What's it going to take to turn the pessimists around? A leveling in the price of oil would be a start, and Credit Suisse believes a stabilization around $40 per barrel is, in fact, in the offing. Saudi Arabia, which had abandoned its traditional role as swing producer over the last 18 months, cut a deal February 16 with Qatar, Russia, and Venezuela to freeze production at January levels. The Kingdom has been trying to maintain market share in the face of rising non-OPEC production and keep the U.S. from achieving energy independence, which could conceivably jeopardize the superpower’s military and political support. The new accord makes further production increases from the Kingdom unlikely. (U.S. shale oil production is relatively high cost, and if a prolonged period of low prices forces some American exploration and production companies out of business, the U.S. will naturally have to rely more on oil imported from Saudi Arabia.)

Why make a deal now? Credit Suisse's equity strategists believe that global oil prices above $35 and below $50 are in Saudi Arabia's best interests - low enough to put pressure on high-cost American producers, but high enough to alleviate the mounting fiscal pressure on the Saudi government. Though it has little debt (7 percent of GDP), healthy foreign exchange reserves (84 percent of GDP), and relatively strong economic growth (3.4 percent in 2015), the Kingdom’s budget deficit is expected to reach 13.5 percent this year, despite a 20 percent reduction in government spending.

Stabilization in oil prices is one thing, but a sharp rebound that would turn investors bullish again on risky assets is quite another. Credit Suisse's equity strategists doubt oil prices will rise much above $50 over the next two to three years. That would be in keeping with historical norms, as the average price of oil since 1960 is just $45.

So is there an energy angle for investors looking to play the turn? Low-cost U.S. shale producers and European banks are well positioned in the case of any stabilization. Even a slight rise in oil prices reduces the risk associated with loans to energy companies and tends to push bond yields higher and reduce credit spreads, both of which are good for banks.

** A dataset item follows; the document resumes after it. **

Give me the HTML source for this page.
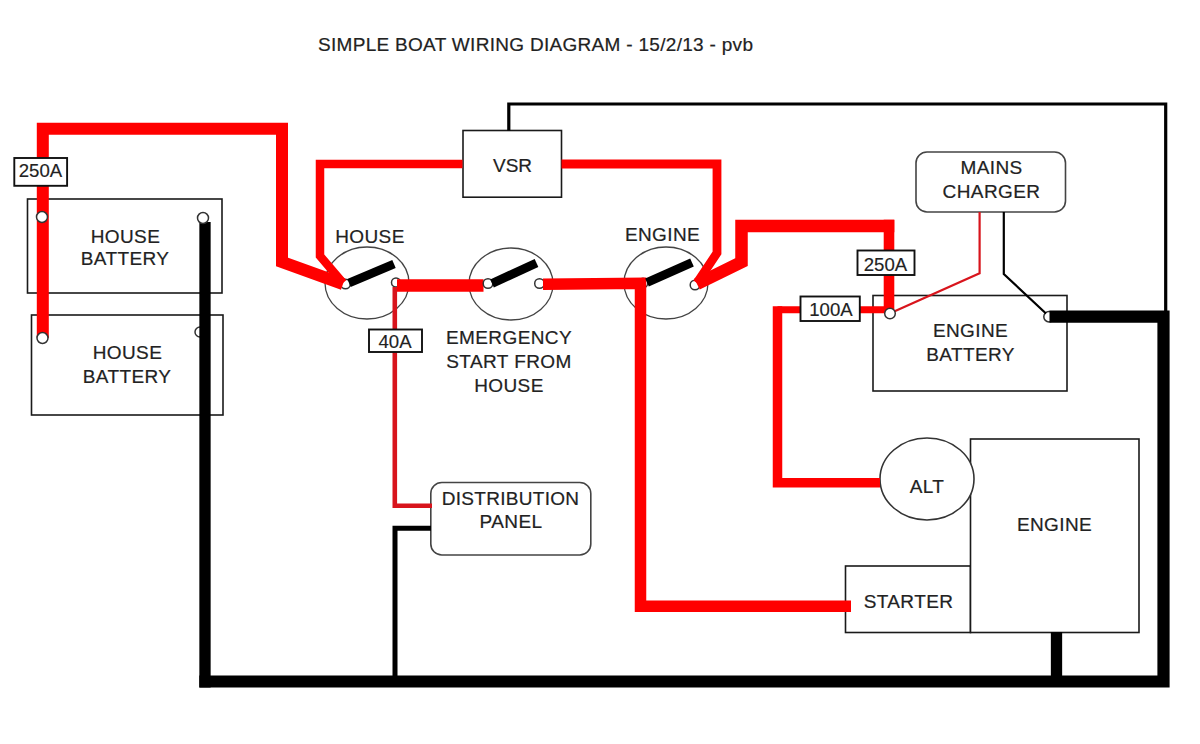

But it's not yet time to buy integrated oil and gas companies, despite their rock-bottom valuations, in large part because the median free cash flow yield among oil majors is just 1.7 percent. While oil companies would likely sell assets or issue new debt to avoid cutting or suspending dividends, the market is no longer rewarding companies that add to their debt loads, and assets are selling for bargain prices in the current environment. Meanwhile, companies that have actually cut dividends, such as Conoco Phillips and ENI, have underperformed their peers. Integrated oil companies also have relatively high production costs and would suffer disproportionately from any further price declines. Finally, the easy cuts to operating and capital expenditures have already been made, and any further reductions will likely start to cut into firms' long-term growth potential. For the largest energy companies, the path to recovery isn't yet clear.